We came to a herd of goats blocking the road. Their owner, surprised to see the car, tried to get his charges out of the way, but more often than not the goats just gave him that clueless stares that only a goat can give. Finally, we were on our way, and our host said that one of our destinations was not far away.
We pulled up in front of a small cemetery with a building at the rear. Apparently, this was a site of pilgrimage once a year of gauchos from hundreds of miles around who come on horseback to honor Our Lady of..... (take your pick, there are about a thousand of them). We began to peruse the gravestones of the rather archaic and humble cemetery. Finally, we met the caretaker of the place, a woman in her early fifties and her rather bored granddaughter. Having cassocks on and a priest with us, we were honored guests in a church that seldom had clerical visitors.
The walls were all white, and I do not remember the altar. All I remember was being trapped in a religious doll house.
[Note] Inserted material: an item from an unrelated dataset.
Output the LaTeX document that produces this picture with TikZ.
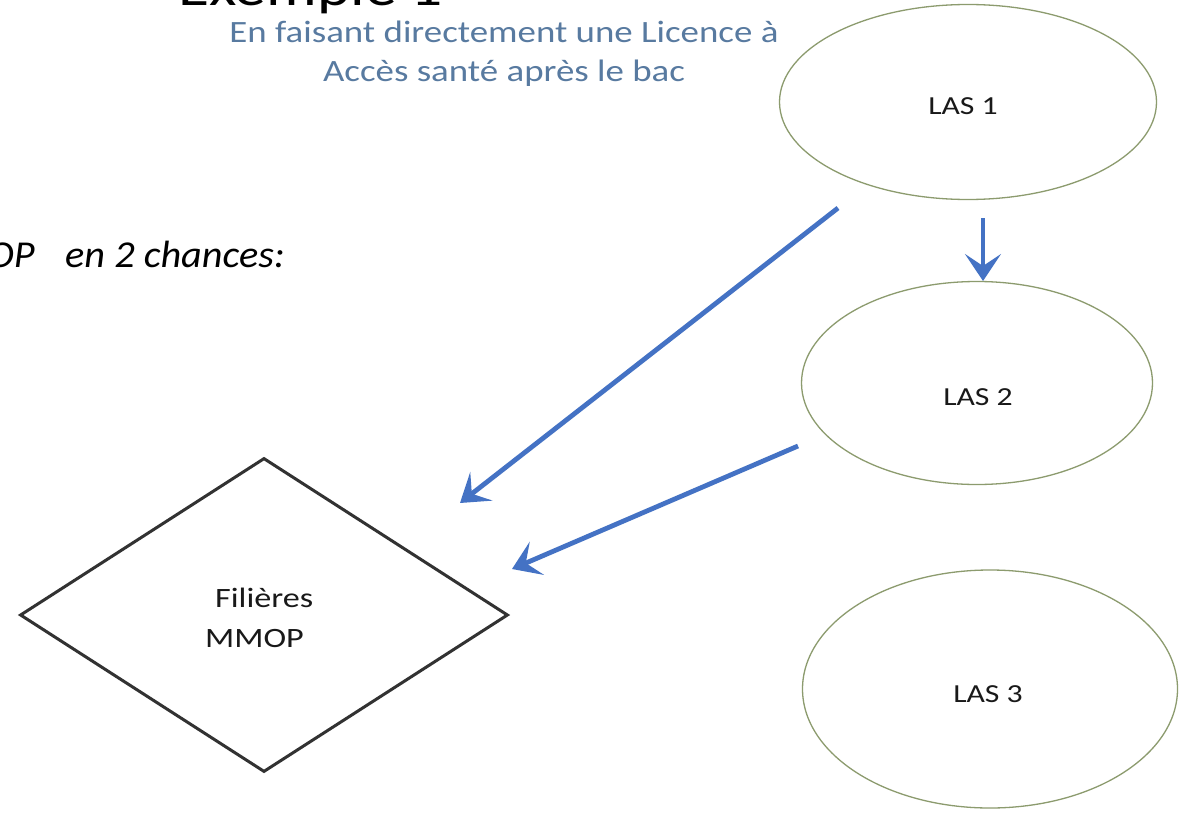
\documentclass[tikz,border=0pt]{standalone}
\usepackage{fontspec}
\usetikzlibrary{arrows.meta,shapes.geometric}
\newfontfamily\calw[FakeStretch=1.22]{Carlito}
\newfontfamily\calb[FakeStretch=1.19]{Carlito}
\newfontfamily\cali[FakeStretch=1.06]{Carlito}
\definecolor{arrowblue}{RGB}{68,114,196}
\definecolor{ellgreen}{RGB}{140,155,110}
\definecolor{textblue}{RGB}{88,122,160}
\definecolor{diagray}{RGB}{50,50,50}
\tikzset{
  lasell/.style={draw=ellgreen, line width=1.3pt, ellipse, inner sep=0pt},
  lbl/.style={inner sep=0pt, anchor=base, font=\calw\fontsize{26}{30}\selectfont, text=black!90},
  bluetxt/.style={inner sep=0pt, anchor=base, font=\calb\fontsize{31}{38}\selectfont, text=textblue},
  flow/.style={draw=arrowblue, line width=4.8pt, -{Stealth[length=27pt,width=36pt,inset=12pt]}},
}
\begin{document}
\begin{tikzpicture}[x=1pt,y=-1pt]
\useasboundingbox[fill=white] (0,0) rectangle (1190,813);
% title, cut off at the top
\node[inner sep=0pt, anchor=base west, font=\calw\fontsize{52}{60}\selectfont] (title) at (178,6) {Exemple 1};
% blue caption
\node[bluetxt] (cap1) at (504,43) {En faisant directement une Licence à};
\node[bluetxt] (cap2) at (504,82) {Accès santé après le bac};
% italic line
\node[inner sep=0pt, anchor=base east, font=\cali\itshape\fontsize{38}{44}\selectfont] (op) at (35,267) {OP};
\node[inner sep=0pt, anchor=base west, font=\cali\itshape\fontsize{38}{44}\selectfont] (chances) at (65,267) {en 2 chances:};
% ellipses
\node[lasell, minimum width=377pt, minimum height=195pt] (las1) at (968,102) {};
\node[lasell, minimum width=351pt, minimum height=203pt] (las2) at (977,383) {};
\node[lasell, minimum width=375pt, minimum height=238pt] (las3) at (990,689) {};
\node[lbl] (las1t) at (963,115) {LAS 1};
\node[lbl] (las2t) at (978,405) {LAS 2};
\node[lbl] (las3t) at (988,702) {LAS 3};
% diamond
\node[draw=diagray, line width=3pt, diamond, minimum width=488pt, minimum height=314pt, inner sep=0pt] (mmop) at (264,615) {};
\node[lbl, anchor=base west, font=\calw\fontsize{28}{32}\selectfont] (fil) at (215,607) {Filières};
\node[lbl, anchor=base west, font=\calw\fontsize{28}{32}\selectfont] (mm) at (205,647) {MMOP};
% connector end points
\coordinate (a1s) at (838,208);
\coordinate (a1e) at (460,503);
\coordinate (a2s) at (983,218);
\coordinate (a2e) at (983,281);
\coordinate (a3s) at (798,446);
\coordinate (a3e) at (512,569);
\draw[flow] (a1s) -- (a1e);
\draw[flow] (a2s) -- (a2e);
\draw[flow] (a3s) -- (a3e);
\end{tikzpicture}
\end{document}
Lace and pink hues were everywhere, spilling off the bodies of plaster saints, clashing with the dirty white walls, making the whole place rather spiritually asphixiating. It was a shrine to Hispano-Catholic kitsch, and it was so not working for me. It felt more like an old attic, a sepulcher of a doomed religion. I don't think I even tried to say a prayer in it. I just got up and left as soon as feasible.
Was this a Protestant moment for me? No. I would like to think that it was that at that point I realized that the heart had been ripped out of that church (or rather the Church in general). This did not change my daily life; I was a Lefebvrist seminarian trying to keep the flame burning. That was just it: the liturgy was the heart that was missing, the soul that animated these popular devotions and made them more than some sort of baptized paganism. Without the traditional Mass, the traditional office, and traditional cycles of the Christian seasons, this religion was just a corpse. Witness, for example, the "Marian charasmaticism" of the Steubenville folk and others: they worship apparitions and spew weird heresies because they are not grounded in the traditional ethos of the Christian Church.
That, I suppose, is why I am an Anglican now in the same town I mentioned in the first part of this essay. The most profound embodiments of the religion of the Incarnation in this small town are not the statues of the Sacred Heart or the Holy Infant of Atocha, they are the genuflections, signs of the Cross, kneeling, and lifting up of hands of my Protestant, Anglican vicar, who believes whole-heartedly that he is truly communing with the Trinity. We still have a liturgy, we are not just making it up as we go along. Even if our religion is sparse in many ways, those rituals, that humble attitude we have before God and the historical witness of the Church means that we are not letting the flame die, even if my aged congregation is. That is the soul, that is what is most important. And without that, we would have absolutely nothing.
That, in the end, is my real old time religion.